If it is something that transcends intellect and heart-felt inclination, it too must pass through the path of the conduit of natural civility, in regard to the connection between every detail and total inclusiveness, so that [it is an integrated unity, like] “a good deed that draws another after it.”
Also, the fact that a sense of justice based on sensory factors is connected to Torah with the supernal, divine will as it is revealed within the light of Torah; and the fact that we are bound to the totality of the [Jewish] people throughout its generations (as it is connected in the paths of its life with the holy conception): all these are paths of natural civility.
And these paths prepare us for illuminations that are more inward than the paths themselves, which will shine with a glowing, radiating clarity.
Orot Hatorah 12:3
A SURGE OF SPIRITUAL POWER
Observing the Torah must result from a surge of spiritual power within the depth of the holiness of the soul, as it pours forth its flow of life (onto the activities of each individual and of the entire community) with a sudden outpour—and not by slow growth and linking parts together “command to command, line to line” (Isaiah).
Then, that which is distant [from us] draws a sustenance of life that is appropriate for itself just as that which is near [us] does. And the foundations of the Torah, including its details, decrees, enactments, customs, righteous rulings, positive articles of faith and the ramifications of all of these, all together beat with the steady pulse of their life, as one.
This is not how matters proceed when there is smallness of faith. Smallness of faith comes from a contraction of logical impoverishment, when the intellect must toil before it can find a link between the essential thing that the heart does understand (to the extent that it can) and the distant branching of individual paths. And it constantly stumbles and blunders in the paths of life. This limited intellect, with all its calculations, cannot illuminate our way. This broken vessel cannot draw forth water from the flowing and living spring of the light of God that is found in His world and in His Torah, whose strength is not withheld.
So now the light of teshuvah goes forth, clearing a path for the nation. It powerfully proclaims a return to God so that we will hear His voice, walk in His ways and cling to Him.
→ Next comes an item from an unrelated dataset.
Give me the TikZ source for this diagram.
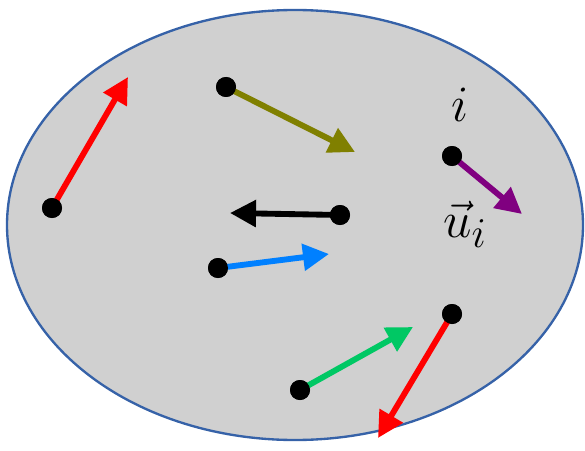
\documentclass[tikz,border=0pt]{standalone}
\usepackage{tikz}
\usetikzlibrary{arrows.meta}

\definecolor{cellgray}{RGB}{208,208,208}
\definecolor{rimblue}{RGB}{54,98,168}
\definecolor{olivevec}{RGB}{128,128,0}
\definecolor{bluevec}{RGB}{0,128,255}
\definecolor{greenvec}{RGB}{0,200,100}
\definecolor{purplevec}{RGB}{128,0,128}

\tikzset{
    dot/.style={circle, fill=black, inner sep=0pt, minimum size=20*0.03cm},
    vec/.style={line width=5pt, -{Triangle[length=26*0.03cm, width=26*0.03cm]}},
    lbl/.style={font=\Huge, inner sep=0pt}
}

\begin{document}
\begin{tikzpicture}[x=0.03cm, y=0.03cm]
    \useasboundingbox (0,0) rectangle (585,-451);

    % Define the cell
    \draw[rimblue, line width=2pt, fill=cellgray] (295,-225) ellipse [x radius=288, y radius=215];

    % Define the particles
    \node[dot] (p1) at (52,-208) {};
    \node[dot] (p2) at (226,-87) {};
    \node[dot] (p3) at (340,-215) {};
    \node[dot] (p4) at (218,-268) {};
    \node[dot] (p5) at (452,-156) {};
    \node[dot] (p6) at (300,-390) {};
    \node[dot] (p7) at (452,-314) {};

    % Define the arrow ends
    \coordinate (t1) at (128,-77);
    \coordinate (t2) at (355,-152);
    \coordinate (t3) at (230,-213);
    \coordinate (t4) at (329,-254);
    \coordinate (t5) at (522,-214);
    \coordinate (t6) at (413,-327);
    \coordinate (t7) at (378,-438);

    % Draw the velocities
    \draw[vec, red] (p1.center) -- (t1);
    \draw[vec, olivevec] (p2.center) -- (t2);
    \draw[vec, black] (p3.center) -- (t3);
    \draw[vec, bluevec] (p4.center) -- (t4);
    \draw[vec, purplevec] (p5.center) -- (t5);
    \draw[vec, greenvec] (p6.center) -- (t6);
    \draw[vec, red] (p7.center) -- (t7);

    % Redraw the particles on top
    \foreach \p in {p1,p2,p3,p4,p5,p6,p7}
        \fill (\p) circle (10);

    % Place the labels
    \node[lbl] (ilabel) at (460,-105) {\scalebox{1.75}{$i$}};
    \node[lbl] (ulabel) at (465,-224) {\scalebox{1.75}{$\vec{u}_i$}};

\end{tikzpicture}
\end{document}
Only with this mighty strength will the nation live and survive.
Then our normal intelligence, with all its ability, will be a fine servant, one that can help—to some degree—the spirit of life pulsing within the fulness of the soul, in regard to the form and shape of some specific matters. But the foundation of everything, the wellspring of life, is the spirit of God within the heart, living within the innermost part of the soul and filled with might and strength, assuring that “He will not be still until He shall establish and make Jerusalem the object of praise upon the earth.”
Orot Hatorah 11:3
I AM WITH THE OPPRESSED
The Torah brings the spiritual world down to us. With this, all supernal pleasures are open to us. This is our happiness. It is the purpose for which we were created.
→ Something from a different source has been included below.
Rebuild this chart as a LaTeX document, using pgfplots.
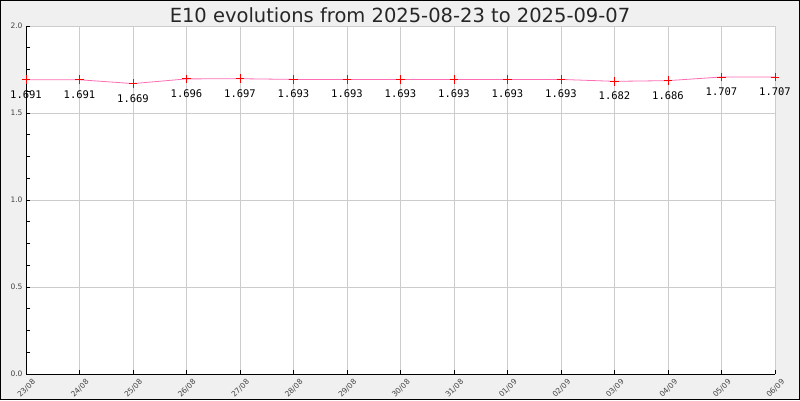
\documentclass[border=0pt]{standalone}
\usepackage{pgfplots}
\pgfplotsset{compat=1.18}
\usepackage{fontspec}
\setmainfont{DejaVu Sans}
\newfontfamily\monofont{DejaVu Sans Mono}
\definecolor{bggray}{HTML}{F0F0F0}
\definecolor{linepink}{HTML}{FF6EB4}
\definecolor{gridgray}{HTML}{CCCCCC}
\definecolor{ticktext}{HTML}{444444}

\begin{document}
\begin{tikzpicture}
% background and frame of the whole image
\fill[bggray] (0pt,0pt) rectangle (800pt,400pt);
\draw[black, line width=1pt] (0.5pt,0.5pt) rectangle (799.5pt,399.5pt);
\node[font=\fontsize{19.5}{22}\selectfont, text=black!85] at (400pt,385pt) {E10 evolutions from 2025-08-23 to 2025-09-07};
\begin{axis}[
    at={(26pt,26pt)}, anchor=south west,
    scale only axis,
    width=749pt, height=348pt,
    xmin=0, xmax=14,
    ymin=0, ymax=2,
    axis background/.style={fill=white},
    axis x line=bottom, axis y line=left,
    axis line style={-, black, line width=0.8pt},
    xtick={0,...,14},
    xticklabels={23/08,24/08,25/08,26/08,27/08,28/08,29/08,30/08,31/08,01/09,02/09,03/09,04/09,05/09,06/09},
    ytick={0,0.5,1,1.5,2},
    minor y tick num=3,
    tick align=inside,
    major tick length=4pt, minor tick length=4pt,
    tick style={black, line width=0.6pt},
    grid=major,
    major grid style={gridgray, line width=0.6pt},
    yticklabel style={font=\fontsize{7.5}{9}\selectfont, text=ticktext, /pgf/number format/.cd, fixed, fixed zerofill, precision=1, assume math mode=true},
    xticklabel style={font=\fontsize{7.5}{9}\selectfont, text=ticktext, xshift=9pt, yshift=-6pt, rotate=45, anchor=east, inner sep=1pt},
    clip=false,
    point meta=explicit symbolic,
    nodes near coords,
    every node near coord/.append style={font=\monofont\fontsize{10.5}{12}\selectfont, text=black, anchor=north, yshift=-7pt},
]
\addplot[color=linepink, line width=0.8pt, mark=+, mark size=4.3pt, mark options={red, solid, line width=0.8pt}]
coordinates {
    (0,1.691) [1.691]
    (1,1.691) [1.691]
    (2,1.669) [1.669]
    (3,1.696) [1.696]
    (4,1.697) [1.697]
    (5,1.693) [1.693]
    (6,1.693) [1.693]
    (7,1.693) [1.693]
    (8,1.693) [1.693]
    (9,1.693) [1.693]
    (10,1.693) [1.693]
    (11,1.682) [1.682]
    (12,1.686) [1.686]
    (13,1.707) [1.707]
    (14,1.707) [1.707]
};
\end{axis}
\end{tikzpicture}
\end{document}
In order to bring the spiritual world down to us, we must feel our need. “I,” says God, “am with the oppressed.”
The Holy One, blessed be He, carved out all the mountains and hills of the world. But He rested His Presence on Mt. Sinai, a mountain that does not vault upward.
Orot Hatorah 11:4
THE PATHS OF THE MYSTERIES
There are people great in Torah [learning], fear of heaven and wisdom, to whom matters relating to the secrets of the Torah have no relevance, because they are on that great level and possess a breadth of resources with which to occupy their spirit in the treasures of revealed Torah and wisdom.
If you instead sense within yourself an inner sensitivity to the paths of mysteries and a pressure of the yearning of your soul, do not be dismayed. Even if it grows clear that you have this desire because your ability in revealed matters is minimal, what of it? This is, in the end, the gift of your inheritance. Rejoice in your portion, for “Hashem is close to all who call to Him”—who call to him truly and whole-heartedly. And “He does not favor the wealthy in relationship to the poor” (Iyov 34:19).
Orot Hatorah 10:4
PRECISION
To the degree that we gain clarity in [our understanding of] Jewish laws as we perform them and cause them to shine, we gain joy from them.
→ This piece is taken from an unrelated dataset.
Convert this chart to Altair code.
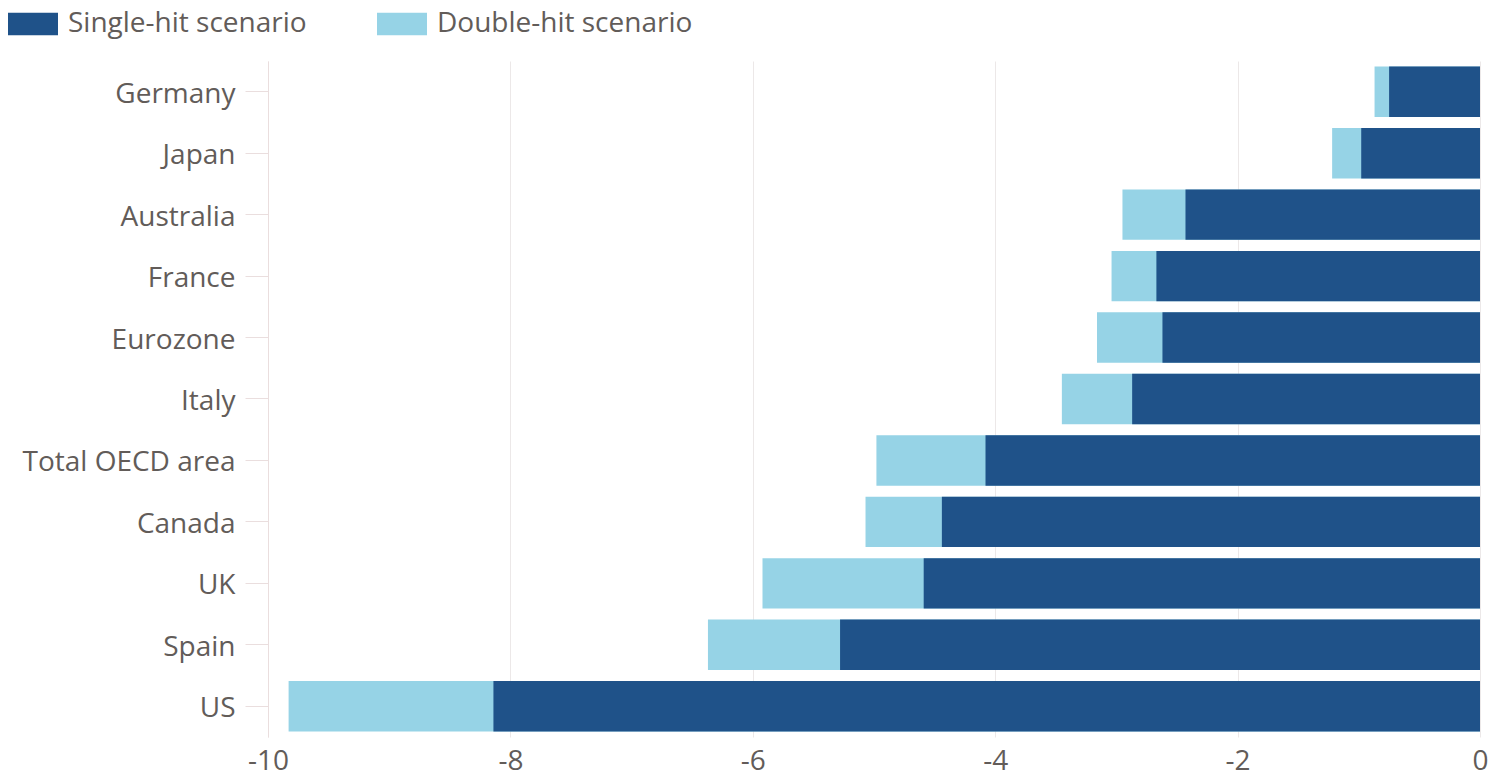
import altair as alt
import pandas as pd

countries = ["Germany", "Japan", "Australia", "France", "Eurozone", "Italy",
             "Total OECD area", "Canada", "UK", "Spain", "US"]
single_hit = [-0.75, -0.98, -2.43, -2.67, -2.62, -2.87, -4.08, -4.44, -4.59, -5.28, -8.14]
double_hit = [-0.87, -1.22, -2.95, -3.04, -3.16, -3.45, -4.98, -5.07, -5.92, -6.37, -9.83]
scenarios = ["Single-hit scenario", "Double-hit scenario"]
x_ticks = [-10, -8, -6, -4, -2, 0]

rows = []
for c, v in zip(countries, double_hit):
    rows.append({"country": c, "scenario": scenarios[1], "value": v})
for c, v in zip(countries, single_hit):
    rows.append({"country": c, "scenario": scenarios[0], "value": v})
df = pd.DataFrame(rows)

FONT = "Open Sans"
TXT = "#625c59"

chart = alt.Chart(df).mark_bar().encode(
    y=alt.Y("country:N", sort=countries, title=None,
            scale=alt.Scale(paddingInner=0.18, paddingOuter=0.09),
            axis=alt.Axis(labelFont=FONT, labelFontSize=28, labelColor=TXT,
                          domainColor="#eadede", tickColor="#eadede",
                          tickSize=23, labelPadding=10, grid=False,
                          labelLimit=400, labelOffset=3)),
    x=alt.X("value:Q", stack=None, title=None,
            scale=alt.Scale(domain=[-10, 0], nice=False),
            axis=alt.Axis(values=x_ticks, labelFont=FONT, labelFontSize=28,
                          labelColor=TXT, domain=False, ticks=False,
                          labelPadding=10, labelFlush=False,
                          gridColor="#ece8e8",
                          labelExpr="datum.value + ''")),
    color=alt.Color("scenario:N", title=None,
                    scale=alt.Scale(domain=scenarios, range=["#1f5289", "#96d3e6"]),
                    legend=alt.Legend(orient="none", legendX=-260, legendY=-62,
                                      direction="horizontal",
                                      symbolType="M-1,-0.45H1V0.45H-1Z",
                                      symbolSize=2500, symbolOpacity=1,
                                      symbolStrokeWidth=0,
                                      labelFont=FONT, labelFontSize=28,
                                      labelColor=TXT, labelOffset=10,
                                      columnPadding=70, labelLimit=400)),
).properties(
    width=1212, height=676,
    padding={"left": 268, "top": 61, "right": 24, "bottom": 43},
    autosize=alt.AutoSizeParams(type="none"),
).configure_view(stroke=None)

chart.save("out.html", embed_options={"renderer": "svg", "actions": False})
[If we] lack clarity, if we do not possess a clear knowledge that clings to our soul, then we will associate adhering to Torah law precisely and in accordance with all its details with a feeling of heaviness. This can lead to a trembling weakness that will [ultimately] result in disgust with the Torah (heaven forbid).
If we possess a broad mindfulness, we will not find the [Torah’s] precision—a precision of breadth—to be in the least oppressive. To the contrary, [we will see that] this precision is a consequence of perfection—just as the precision of grammar indicates the perfection of people’s speech.
The value of the elevated nature of the conceptual [world] and purity of the innermost foundation of true Torah corresponds to a great precision whose details, which are expressed in action—like branches extending from their root—are many and broad. A person of understanding and perception takes these all in with one broad glance.
If that precision in action is lacking, then a clear image of the elevated nature of the value of the divine Torah, the elevated nature of its rules and laws, and the preciousness of their worth will totter.
Then the loss that will in consequence affect the entire spiritual burden borne by the soul of all Judaism for humanity in general and for Israel in particular is beyond measure.
Therefore, we have the great responsibility that, when we clarify halachah, to learn Torah for its own sake: [seeing to it that what we learn will be as free from imprecision] as a garment is bleached [of stains]. Then learning the precise details (in their breadth) will be the outcome of the pleasure in understanding a supernal concept and its joyful state.
This is one way—it is a glorious way—to learn Torah for its own sake. It is one of the forty-eight paths by which the Torah is acquired: in joy and purity. An inner knowledge of clear understanding certainly leads to the strengthening of this path.
Orot Hatorah 9:4
THE WEAPON OF THE AGE
I come to rouse you and all the young people who seek encouragement in [leading a] spiritual life—a life that is truly made honorable and perfected (with the help of God)—regarding the topic of literary expertise.
We have the obligation to acquire literary ability, a style that is alive in all its hues: prosaic and poetic. If there is a person among us who feels in his spirit a talent for song and poetry, he should not ignore that talent. There should be training, training that will teach the children of Judah to use this bow (cf. Shmuel II 1:18).
Ultimately, my teaching (to myself and to others) is that the measure of peace and kindness must take precedence within our souls and abilities. Nevertheless, we must arm ourselves in the divine war against Amalek, who is both within us and outside of us. And we have the obligation to prepare the weapon of the age: the pen. We must translate into a modern style the entirety of our holy treasure, the treasure of the opinions and feelings of almost the entire Torah, in order to bring them close to the people of our generation.
EVERY TREE
as told to Chaim Lipschitz by R. Shmuel Hacohen Kook
One time Rav Kook went for a walk with his brother, R. Shmuel. They sat down to rest under a non-fruit-bearing tree, and R. Shmuel plucked a leaf.
Rav Kook was taken aback and told him, “What did you do? Everything planted in the ground has value. What is planted today gives life to the earth. We have the four species that we take on Succos--chag ha’asif, the harvest festival. They represent the gifts of the earth. And the reason that one of them is a willow is to teach us that even a non-fruit-bearing tree has value.”